Fondamentale fu il contributo di Enzo Stimolo, tenente del Regio Esercito Italiano, considerato la vera guida dell’insurrezione.
Nei giorni successivi il popolo in rivolta (il numero dei cittadini armati cresceva sempre più) impedì l’esecuzione di alcuni prigionieri al Bosco di Capodimonte e allo Stadio del Littorio (l’attuale Stadio Collana), mentre gli scontri proseguivano in tutta la città, causando ingenti vittime da una parte e dall’altra perché, nonostante l’insurrezione, i tedeschi continuavano a bombardare a colpi di cannone.
Il Colonnello Scholl patteggia con i rivoltosi
Il 29 settembre può essere definita la giornata della svolta: il tenente Stimolo si recò presso il quartier generale tedesco, in corso Vittorio Emanuele, per trattare con il colonnello Walter Scholl.
In cambio della liberazione dei cittadini prigionieri nello Stadio Collana, Stimolo concedeva a Scholl e alle truppe naziste di lasciare Napoli senza pericolo di ritorsioni, imboscate o rappresaglie.
Il 30 settembre, nonostante avessero iniziato lo sgombero della città, i tedeschi continuarono a bombardare, colpendo soprattutto il quartiere di Materdei, Piazza Dante e Port’Alba, mentre nelle altre zone della città continuavano i combattimenti.
In ritirata, i tedeschi non si fermarono con uccisioni, stragi e incendi, costantemente contrastati dai rivoltosi.

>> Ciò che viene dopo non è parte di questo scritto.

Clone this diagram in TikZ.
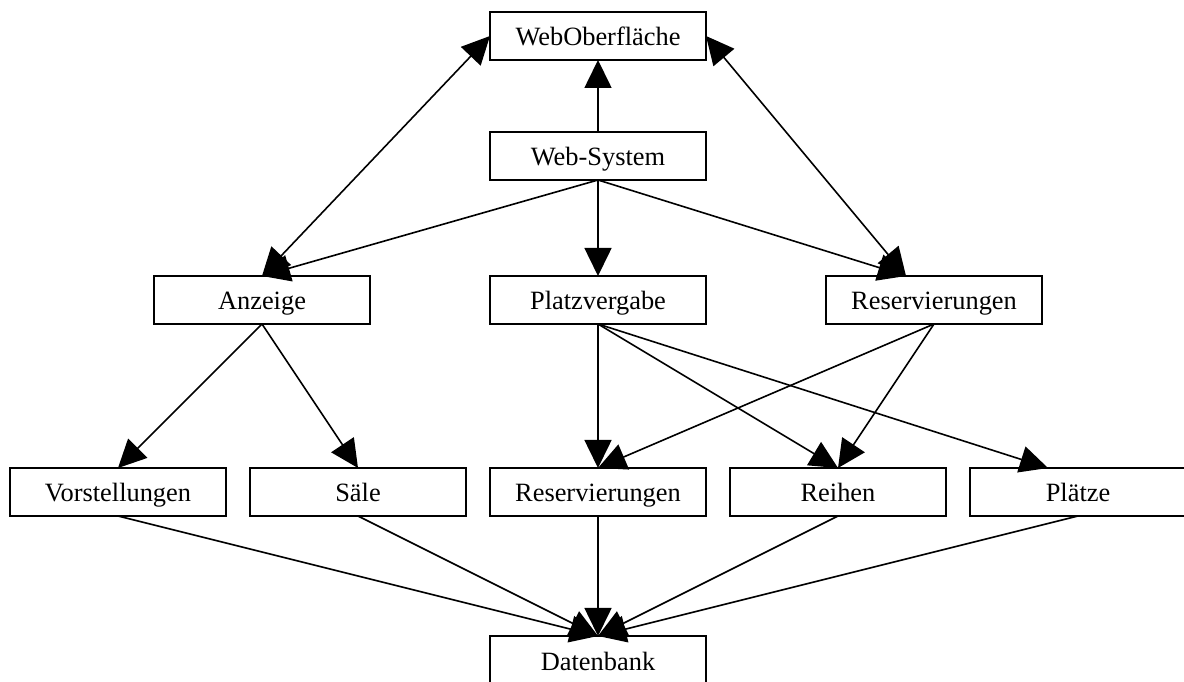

Il popolo accoglie gli Alleati
Quando, nella mattinata del 1° ottobre, i primi carri armati Alleati, provenienti da Nocera Inferiore, entrarono in città, trovarono i cittadini stremati, le case rase al suolo, ma nemmeno l’ombra delle truppe della Wehrmacht.
Napoli divenne così la prima città Europea a liberarsi da sola dall’occupazione nazista.
Quando gli Anglo-Americani entrarono a Napoli, il Generale Ettore del Tetto, noto per aver abbandonato la città ai tedeschi nei giorni seguenti all’Armistizio di Cassibile, si presentò al comando Americano con altri alti ufficiali tentando di accreditarsi come “liberatore della città”; furono tutti imprigionati e poi condannati alla reclusione dall’alta corte di giustizia, e Del Tetto sarebbe morto due anni dopo.
Per le quattro giornate la città Napoli ha ricevuto la medaglia d’oro al valore militare.
C’è un bel film che ricorda quei giorni, girato nel 1962 da Nanni Loy: “Le Quattro giornate di Napoli”.
E c’è anche un altro bel film, “Paisà”, del 1946, diretto da Roberto Rossellini.
Ma c’è anche una ottima pubblicazione dell’editore partenopeo Guida del 2023, patrocinata da La Repubblica, che riporta la cronologia dettagliata delle operazioni; è una pubblicazione importante per chi vuole documentarsi.
Poiché i testimoni diretti sono ormai quasi tutti scomparsi, diventa una missione di civiltà tenere vivo il ricordo delle sofferenze, dei sacrifici e dell’eroismo dei popoli oppressi.
L’idea di offrire ai lettori, che seguono con interesse e passione, la cronaca degli eventi che ci interessano da vicino, è meritevole di ogni attenzione, quindi è doveroso ringraziare Guido D’Agostino e Giulia Buffardi, Presidente e Direttrice dello “Istituto Campano per la Storia della Resistenza”, autori del libro, dedicato a “Le Quattro Giornate di Napoli”.
A chi interessa, c’è anche un secondo volume, sempre dell’editore Guida, a cura Ubaldo Baldi, Alfonso Conte e Ciro Raia, che racconta lo Sbarco delle truppe Alleate a Salerno e l’orrore delle stragi nazifasciste in tutta la Campania.